RENNES: Vingt-quatre personnes de nationalité irakienne comparaissent jeudi devant le tribunal correctionnel de Rennes pour trafic de migrants vers la Grande-Bretagne, parfois acheminés dans des camions frigorifiques depuis des aires d'autoroutes du centre de la France.
Les faits jugés se sont produits entre 2018 et 2020. Au premier jour du procès, la présidente du tribunal a évalué à quelque 70 millions d'euros le montant collecté par le réseau, et à environ 10.000 le nombre de migrants pris en charge, dont des enfants, à un rythme allant jusqu'à 500 par mois.
Les passeurs, des Kurdes d'Irak, faisaient d'abord venir les clandestins, principalement des compatriotes, dans la région de Dunkerque. Ces derniers étaient ensuite conduits en voiture, ou prenaient seuls le train pour se rendre dans la Sarthe, en Indre-et-Loire ou dans la Vienne.
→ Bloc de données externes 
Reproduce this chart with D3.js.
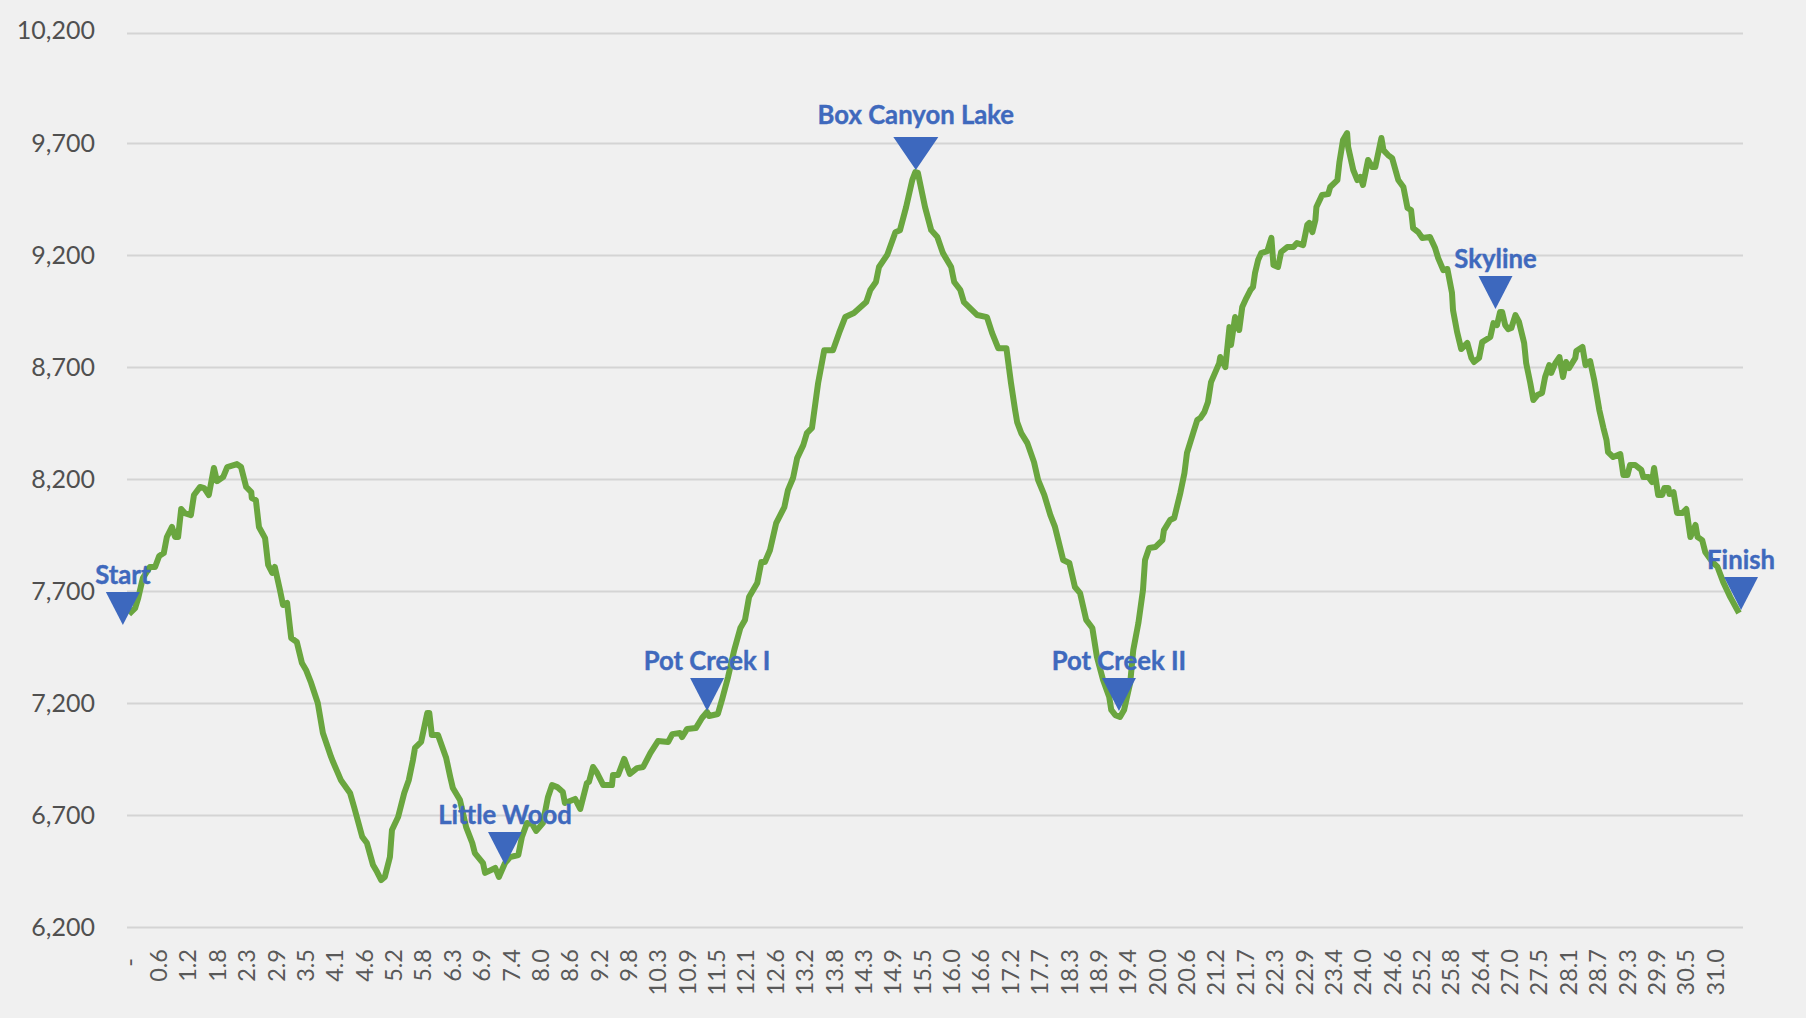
<!DOCTYPE html>
<html>
<head>
<meta charset="utf-8">
<script src="https://cdn.jsdelivr.net/npm/d3@7"></script>
<style>
  html, body { margin: 0; padding: 0; background: #f0f0f0; }
  svg { display: block; }
  text { font-family: Lato, "Open Sans", sans-serif; }
</style>
</head>
<body>
<div id="chart"></div>
<script>
var tickLabels = ["-", "0.6", "1.2", "1.8", "2.3", "2.9", "3.5", "4.1", "4.6", "5.2", "5.8", "6.3", "6.9", "7.4",
    "8.0", "8.6", "9.2", "9.8", "10.3", "10.9", "11.5", "12.1", "12.6", "13.2", "13.8", "14.3", "14.9", "15.5",
    "16.0", "16.6", "17.2", "17.7", "18.3", "18.9", "19.4", "20.0", "20.6", "21.2", "21.7", "22.3", "22.9", "23.4",
    "24.0", "24.6", "25.2", "25.8", "26.4", "27.0", "27.5", "28.1", "28.7", "29.3", "29.9", "30.5", "31.0"];

var elevationTicks = [6200, 6700, 7200, 7700, 8200, 8700, 9200, 9700, 10200];

// mile by mile
var miles = [0, .12, .18, .27, .41, .51, .59, .68, .74, .84, .90, .96, 1.02, 1.09, 1.21, 1.27, 1.39, 1.47, 1.56, 1.66,
    1.72, 1.84, 1.92, 2.11, 2.19, 2.29, 2.39, 2.40, 2.48, 2.54, 2.66, 2.72, 2.80, 2.85, 2.95, 3.01, 3.09, 3.17, 3.28, 3.38,
    3.46, 3.56, 3.69, 3.79, 3.95, 3.99, 4.14, 4.32, 4.40, 4.56, 4.65, 4.77, 4.85, 4.93, 5.00, 5.10, 5.14, 5.26, 5.38, 5.47,
    5.55, 5.59, 5.71, 5.83, 5.87, 5.92, 6.04, 6.20, 6.28, 6.33, 6.47, 6.59, 6.71, 6.76, 6.92, 6.96, 7.16, 7.23, 7.35, 7.45,
    7.61, 7.68, 7.78, 7.88, 7.96, 8.09, 8.19, 8.27, 8.37, 8.48, 8.52, 8.72, 8.82, 8.95, 8.99, 9.07, 9.15, 9.27, 9.44, 9.46,
    9.56, 9.68, 9.79, 9.93, 10.05, 10.19, 10.34, 10.54, 10.62, 10.77, 10.81, 10.91, 11.08, 11.20, 11.30, 11.34, 11.51, 11.59, 11.71, 11.83,
    11.95, 12.04, 12.12, 12.28, 12.36, 12.43, 12.53, 12.65, 12.81, 12.88, 12.98, 13.06, 13.18, 13.25, 13.35, 13.47, 13.59, 13.76, 13.88, 14.00,
    14.17, 14.41, 14.49, 14.60, 14.66, 14.82, 14.98, 15.07, 15.19, 15.31, 15.37, 15.42, 15.56, 15.68, 15.80, 15.91, 16.07, 16.13, 16.25, 16.32,
    16.58, 16.77, 16.87, 16.99, 17.15, 17.24, 17.32, 17.36, 17.44, 17.56, 17.69, 17.77, 17.89, 18.01, 18.10, 18.26, 18.38, 18.49, 18.59, 18.71,
    18.83, 18.92, 19.04, 19.16, 19.20, 19.28, 19.37, 19.45, 19.57, 19.63, 19.73, 19.82, 19.86, 19.94, 20.06, 20.20, 20.23, 20.35, 20.43, 20.55,
    20.63, 20.68, 20.80, 20.88, 20.94, 21.02, 21.09, 21.15, 21.31, 21.33, 21.43, 21.51, 21.54, 21.62, 21.70, 21.76, 21.84, 21.92, 21.97, 22.01,
    22.07, 22.13, 22.25, 22.33, 22.37, 22.46, 22.52, 22.64, 22.76, 22.83, 22.95, 23.03, 23.07, 23.13, 23.19, 23.21, 23.32, 23.44, 23.48, 23.62,
    23.66, 23.73, 23.81, 23.83, 23.93, 24.01, 24.07, 24.12, 24.22, 24.30, 24.36, 24.48, 24.52, 24.61, 24.69, 24.81, 24.91, 24.99, 25.06, 25.10,
    25.20, 25.28, 25.43, 25.53, 25.59, 25.69, 25.77, 25.86, 25.88, 25.96, 26.04, 26.16, 26.24, 26.29, 26.39, 26.45, 26.61, 26.67, 26.74, 26.80,
    26.84, 26.90, 26.96, 27.02, 27.10, 27.17, 27.27, 27.31, 27.39, 27.45, 27.53, 27.62, 27.68, 27.76, 27.80, 27.88, 27.96, 28.03, 28.09, 28.15,
    28.27, 28.29, 28.41, 28.47, 28.56, 28.64, 28.74, 28.82, 28.88, 28.91, 29.01, 29.15, 29.21, 29.29, 29.34, 29.44, 29.56, 29.60, 29.70, 29.77,
    29.81, 29.89, 29.97, 30.01, 30.09, 30.11, 30.19, 30.26, 30.36, 30.44, 30.52, 30.62, 30.66, 30.75, 30.81, 30.95, 31.05, 31.16, 31.30, 31.47];

var elevation = [7600, 7627, 7672, 7761, 7811, 7811, 7860, 7873, 7945, 7990, 7945, 7945, 8070, 8052, 8043, 8133, 8169, 8164, 8133, 8254,
    8195, 8213, 8258, 8271, 8258, 8169, 8146, 8119, 8110, 7990, 7940, 7820, 7784, 7811, 7708, 7641, 7650, 7493, 7475, 7381,
    7350, 7292, 7202, 7068, 6961, 6938, 6858, 6800, 6737, 6603, 6576, 6477, 6446, 6410, 6424, 6513, 6634, 6692, 6800, 6858,
    6947, 7001, 7028, 7157, 7157, 7059, 7059, 6956, 6871, 6822, 6768, 6647, 6576, 6531, 6486, 6442, 6464, 6424, 6486, 6513,
    6522, 6603, 6665, 6661, 6630, 6665, 6782, 6835, 6826, 6804, 6755, 6773, 6728, 6844, 6849, 6916, 6889, 6835, 6835, 6880,
    6880, 6952, 6885, 6911, 6916, 6978, 7032, 7028, 7063, 7068, 7050, 7086, 7090, 7135, 7162, 7144, 7153, 7216, 7319, 7439,
    7538, 7574, 7676, 7739, 7833, 7833, 7887, 8007, 8079, 8155, 8209, 8298, 8356, 8410, 8433, 8634, 8781, 8781, 8858, 8929,
    8947, 8996, 9050, 9086, 9153, 9207, 9309, 9318, 9421, 9542, 9578, 9574, 9421, 9318, 9287, 9215, 9153, 9086, 9050, 8996,
    8938, 8929, 8858, 8790, 8790, 8634, 8513, 8459, 8410, 8365, 8280, 8200, 8133, 8043, 7990, 7842, 7829, 7721, 7694, 7574,
    7538, 7408, 7305, 7229, 7171, 7148, 7140, 7171, 7292, 7439, 7560, 7708, 7842, 7896, 7900, 7931, 7976, 8021, 8030, 8142,
    8231, 8321, 8410, 8468, 8477, 8504, 8549, 8638, 8723, 8750, 8705, 8884, 8804, 8929, 8871, 8974, 9014, 9050, 9063, 9126,
    9184, 9215, 9224, 9283, 9162, 9153, 9220, 9242, 9242, 9260, 9251, 9341, 9350, 9309, 9363, 9421, 9475, 9479, 9511, 9542,
    9623, 9721, 9752, 9690, 9587, 9542, 9556, 9520, 9632, 9600, 9600, 9730, 9676, 9654, 9640, 9542, 9511, 9417, 9408, 9327,
    9309, 9283, 9287, 9238, 9193, 9139, 9144, 9037, 8960, 8862, 8786, 8813, 8746, 8728, 8746, 8817, 8840, 8902, 8893, 8952,
    8952, 8893, 8875, 8880, 8938, 8907, 8813, 8723, 8634, 8558, 8580, 8589, 8661, 8714, 8679, 8723, 8750, 8661, 8728, 8701,
    8746, 8777, 8795, 8714, 8732, 8647, 8513, 8433, 8379, 8325, 8303, 8316, 8222, 8222, 8267, 8267, 8245, 8213, 8213, 8191,
    8254, 8133, 8133, 8164, 8164, 8137, 8146, 8052, 8052, 8070, 7945, 7999, 7945, 7931, 7878, 7833, 7811, 7744, 7676, 7605];

var placeNames = ["Start", "Little Wood", "Pot Creek I", "Box Canyon Lake", "Pot Creek II", "Skyline", "Finish"];
var placeMiles = [-0.12, 7.35, 11.30, 15.38, 19.35, 26.71, 31.51];
var placeElevation = [7551, 6477, 7166, 9587, 7166, 8965, 7618];

var width = 1806, height = 1018;

var x = d3.scaleLinear().domain([0, 31.47]).range([129, 1739]);
var y = d3.scaleLinear().domain([6200, 10200]).range([927, 33]);
// the gridlines are 112px apart except the top gap, which is a bit short
var yGrid = d3.scaleLinear().domain([6200, 9700, 10200]).range([927, 143, 33]);

// the labelled ticks sit evenly spaced, "-" at 0 and "31.0" at mile 31
var xTicks = d3.scalePoint().domain(tickLabels).range([x(0), x(31)]);

var svg = d3.select("#chart").append("svg")
    .attr("width", width)
    .attr("height", height)
    .style("background", "#f0f0f0");

var yAxis = svg.append("g")
    .attr("transform", "translate(127,0)")
    .call(d3.axisLeft(yGrid)
        .tickValues(elevationTicks)
        .tickFormat(d3.format(","))
        .tickSize(-1616)
        .tickPadding(32));

yAxis.select(".domain").remove();
yAxis.selectAll("line")
    .attr("stroke", "#d4d4d4")
    .attr("stroke-width", 2);
yAxis.selectAll("text")
    .attr("fill", "#505050")
    .attr("y", function (d) { return d === 10200 ? -3 : 0; })
    .style("font-size", "25px");

var xAxis = svg.append("g")
    .attr("transform", "translate(0,927)")
    .call(d3.axisBottom(xTicks).tickSize(0));

xAxis.select(".domain").remove();
xAxis.selectAll("text")
    .attr("transform", "rotate(-90)")
    .attr("text-anchor", "end")
    .attr("x", function (d) { return d === "-" ? -31 : -22; })
    .attr("y", 0)
    .attr("dy", "0.35em")
    .attr("fill", "#595959")
    .style("font-size", "23.5px");

var line = d3.line()
    .x(function (d, i) { return x(miles[i]); })
    .y(function (d) { return y(d); });

svg.append("path")
    .datum(elevation)
    .attr("fill", "none")
    .attr("stroke", "#6aa63f")
    .attr("stroke-width", 6)
    .attr("stroke-linejoin", "round")
    .attr("d", line);

function markerPath(name, i) {
    var tipX = x(placeMiles[i]), tipY = y(placeElevation[i]);
    var half = name === "Box Canyon Lake" ? 22.5 : 17;
    var p = d3.path();
    p.moveTo(tipX, tipY);
    p.lineTo(tipX - half, tipY - 33);
    p.lineTo(tipX + half, tipY - 33);
    p.closePath();
    return p.toString();
}

svg.append("g").selectAll("path")
    .data(placeNames)
    .join("path")
    .attr("fill", "#3d68be")
    .attr("d", markerPath);

svg.append("g").selectAll("text")
    .data(placeNames)
    .join("text")
    .attr("x", function (d, i) { return x(placeMiles[i]); })
    .attr("y", function (d, i) { return y(placeElevation[i]) - (d === "Box Canyon Lake" ? 46 : 41); })
    .attr("text-anchor", "middle")
    .attr("fill", "#3f69bd")
    .attr("stroke", "#3f69bd")
    .attr("stroke-width", 0.4)
    .style("font-size", "25.7px")
    .style("font-weight", "bold")
    .text(function (d) { return d; });
</script>
</body>
</html>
Ils étaient alors hébergés dans des "zones d'attente", des appartements squattés à Châtellerault ou au Mans, dans une scierie abandonnée ou encore dans des bois, dans des conditions particulièrement précaires selon des images montrées à l'audience.
Le jour de leur passage, des hommes cagoulés les appelaient pour les faire embarquer la nuit à bord de camions qui stationnaient sur des aires d'autoroute.
Les clandestins avaient le choix entre deux "formules", normale ou "VIP". Ils pouvaient monter dans les camions à l'insu des chauffeurs moyennant 5.000 livres (environ 6.000 euros).
La seconde "formule" consistait à les faire embarquer avec la complicité des chauffeurs, la plupart originaires des pays de l'Est, moyennant 8.000 à 11.000 euros. Ces derniers pouvaient alors leur aménager des caches dans leurs véhicules.
"Le caractère très lucratif de cette activité a donné lieu à des guerres de territoire, les aires d'autoroute étant devenues des enjeux de guerres entre passeurs", allant jusqu'au meurtre, a souligné la présidente du tribunal.
Une information judiciaire avait été ouverte en décembre 2018 après saisine de la Juridiction interrégionale spécialisée de Rennes (Jirs), notamment pour "traite d’êtres humains" et "aide à l'entrée, à la circulation ou au séjour irréguliers d’un étranger sur le territoire".
Les prévenus sont âgés de 22 à 53 ans. Vingt-trois comparaissent détenus, un autre est sous contrôle judiciaire, tandis que six personnes font l'objet de mandats d’arrêt.
Ils encourent une peine de 10 ans de prison, doublée en cas de récidive. Le procès doit se tenir jusqu'au 25 mars.